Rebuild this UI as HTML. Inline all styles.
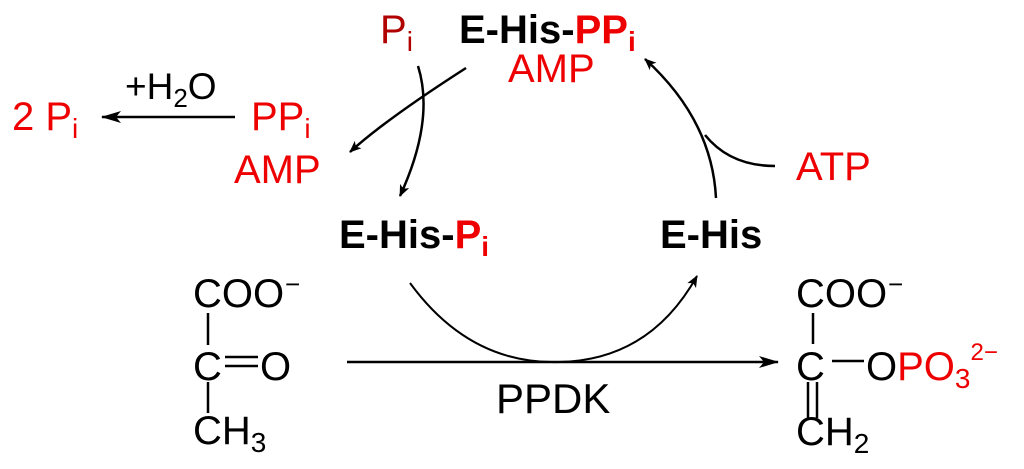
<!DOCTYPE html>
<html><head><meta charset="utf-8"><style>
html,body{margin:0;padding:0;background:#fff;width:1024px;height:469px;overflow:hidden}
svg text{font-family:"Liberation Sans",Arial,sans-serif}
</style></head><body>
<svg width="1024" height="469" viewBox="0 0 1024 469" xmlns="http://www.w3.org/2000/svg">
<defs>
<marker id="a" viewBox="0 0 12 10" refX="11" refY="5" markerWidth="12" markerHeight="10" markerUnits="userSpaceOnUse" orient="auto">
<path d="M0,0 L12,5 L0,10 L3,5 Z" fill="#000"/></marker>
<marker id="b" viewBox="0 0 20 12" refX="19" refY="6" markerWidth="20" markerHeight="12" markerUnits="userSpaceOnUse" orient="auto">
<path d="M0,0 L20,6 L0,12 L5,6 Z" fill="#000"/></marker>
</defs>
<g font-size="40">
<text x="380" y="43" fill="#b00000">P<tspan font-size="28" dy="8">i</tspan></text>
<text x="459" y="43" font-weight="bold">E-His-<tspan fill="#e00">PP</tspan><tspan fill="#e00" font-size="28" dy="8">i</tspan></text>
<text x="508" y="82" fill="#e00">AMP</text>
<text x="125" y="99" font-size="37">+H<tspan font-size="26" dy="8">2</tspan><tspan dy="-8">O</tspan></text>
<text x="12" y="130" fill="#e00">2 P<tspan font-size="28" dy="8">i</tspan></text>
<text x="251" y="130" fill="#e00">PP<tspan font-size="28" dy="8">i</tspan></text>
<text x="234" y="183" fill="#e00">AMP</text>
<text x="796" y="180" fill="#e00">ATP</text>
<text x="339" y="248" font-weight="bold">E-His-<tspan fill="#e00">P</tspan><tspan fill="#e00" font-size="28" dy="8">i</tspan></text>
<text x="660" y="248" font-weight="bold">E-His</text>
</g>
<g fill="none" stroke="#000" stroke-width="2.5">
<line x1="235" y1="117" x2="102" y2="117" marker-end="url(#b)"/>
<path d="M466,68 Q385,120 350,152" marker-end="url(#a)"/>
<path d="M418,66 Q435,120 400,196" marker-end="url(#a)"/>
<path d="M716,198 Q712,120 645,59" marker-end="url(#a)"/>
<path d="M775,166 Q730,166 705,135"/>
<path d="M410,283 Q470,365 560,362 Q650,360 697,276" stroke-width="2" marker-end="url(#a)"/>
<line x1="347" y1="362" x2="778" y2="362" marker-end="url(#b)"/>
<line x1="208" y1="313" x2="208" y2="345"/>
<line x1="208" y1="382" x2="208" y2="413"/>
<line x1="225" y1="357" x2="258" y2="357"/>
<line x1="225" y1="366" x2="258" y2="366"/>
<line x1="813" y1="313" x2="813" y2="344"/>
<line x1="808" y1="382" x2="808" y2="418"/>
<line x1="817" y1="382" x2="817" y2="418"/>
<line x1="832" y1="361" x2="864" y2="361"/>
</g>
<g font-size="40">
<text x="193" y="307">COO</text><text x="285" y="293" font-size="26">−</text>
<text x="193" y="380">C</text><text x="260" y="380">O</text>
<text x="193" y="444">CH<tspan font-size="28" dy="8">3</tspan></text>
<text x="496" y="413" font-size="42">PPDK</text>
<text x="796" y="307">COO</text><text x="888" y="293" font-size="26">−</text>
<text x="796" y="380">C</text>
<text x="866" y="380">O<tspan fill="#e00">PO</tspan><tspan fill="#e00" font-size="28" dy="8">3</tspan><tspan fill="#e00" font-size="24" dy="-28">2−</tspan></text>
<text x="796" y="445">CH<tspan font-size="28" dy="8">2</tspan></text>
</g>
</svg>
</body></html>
──────────────────────────────
● Problem statement:
Copy the material above in full and exactly, skipping pictures.

● Solution below:
Rebuild this UI as HTML. Inline all styles.
<!DOCTYPE html>
<html><head><meta charset="utf-8"><style>
html,body{margin:0;padding:0;background:#fff;width:1024px;height:469px;overflow:hidden}
svg text{font-family:"Liberation Sans",Arial,sans-serif}
</style></head><body>
<svg width="1024" height="469" viewBox="0 0 1024 469" xmlns="http://www.w3.org/2000/svg">
<defs>
<marker id="a" viewBox="0 0 12 10" refX="11" refY="5" markerWidth="12" markerHeight="10" markerUnits="userSpaceOnUse" orient="auto">
<path d="M0,0 L12,5 L0,10 L3,5 Z" fill="#000"/></marker>
<marker id="b" viewBox="0 0 20 12" refX="19" refY="6" markerWidth="20" markerHeight="12" markerUnits="userSpaceOnUse" orient="auto">
<path d="M0,0 L20,6 L0,12 L5,6 Z" fill="#000"/></marker>
</defs>
<g font-size="40">
<text x="380" y="43" fill="#b00000">P<tspan font-size="28" dy="8">i</tspan></text>
<text x="459" y="43" font-weight="bold">E-His-<tspan fill="#e00">PP</tspan><tspan fill="#e00" font-size="28" dy="8">i</tspan></text>
<text x="508" y="82" fill="#e00">AMP</text>
<text x="125" y="99" font-size="37">+H<tspan font-size="26" dy="8">2</tspan><tspan dy="-8">O</tspan></text>
<text x="12" y="130" fill="#e00">2 P<tspan font-size="28" dy="8">i</tspan></text>
<text x="251" y="130" fill="#e00">PP<tspan font-size="28" dy="8">i</tspan></text>
<text x="234" y="183" fill="#e00">AMP</text>
<text x="796" y="180" fill="#e00">ATP</text>
<text x="339" y="248" font-weight="bold">E-His-<tspan fill="#e00">P</tspan><tspan fill="#e00" font-size="28" dy="8">i</tspan></text>
<text x="660" y="248" font-weight="bold">E-His</text>
</g>
<g fill="none" stroke="#000" stroke-width="2.5">
<line x1="235" y1="117" x2="102" y2="117" marker-end="url(#b)"/>
<path d="M466,68 Q385,120 350,152" marker-end="url(#a)"/>
<path d="M418,66 Q435,120 400,196" marker-end="url(#a)"/>
<path d="M716,198 Q712,120 645,59" marker-end="url(#a)"/>
<path d="M775,166 Q730,166 705,135"/>
<path d="M410,283 Q470,365 560,362 Q650,360 697,276" stroke-width="2" marker-end="url(#a)"/>
<line x1="347" y1="362" x2="778" y2="362" marker-end="url(#b)"/>
<line x1="208" y1="313" x2="208" y2="345"/>
<line x1="208" y1="382" x2="208" y2="413"/>
<line x1="225" y1="357" x2="258" y2="357"/>
<line x1="225" y1="366" x2="258" y2="366"/>
<line x1="813" y1="313" x2="813" y2="344"/>
<line x1="808" y1="382" x2="808" y2="418"/>
<line x1="817" y1="382" x2="817" y2="418"/>
<line x1="832" y1="361" x2="864" y2="361"/>
</g>
<g font-size="40">
<text x="193" y="307">COO</text><text x="285" y="293" font-size="26">−</text>
<text x="193" y="380">C</text><text x="260" y="380">O</text>
<text x="193" y="444">CH<tspan font-size="28" dy="8">3</tspan></text>
<text x="496" y="413" font-size="42">PPDK</text>
<text x="796" y="307">COO</text><text x="888" y="293" font-size="26">−</text>
<text x="796" y="380">C</text>
<text x="866" y="380">O<tspan fill="#e00">PO</tspan><tspan fill="#e00" font-size="28" dy="8">3</tspan><tspan fill="#e00" font-size="24" dy="-28">2−</tspan></text>
<text x="796" y="445">CH<tspan font-size="28" dy="8">2</tspan></text>
</g>
</svg>
</body></html>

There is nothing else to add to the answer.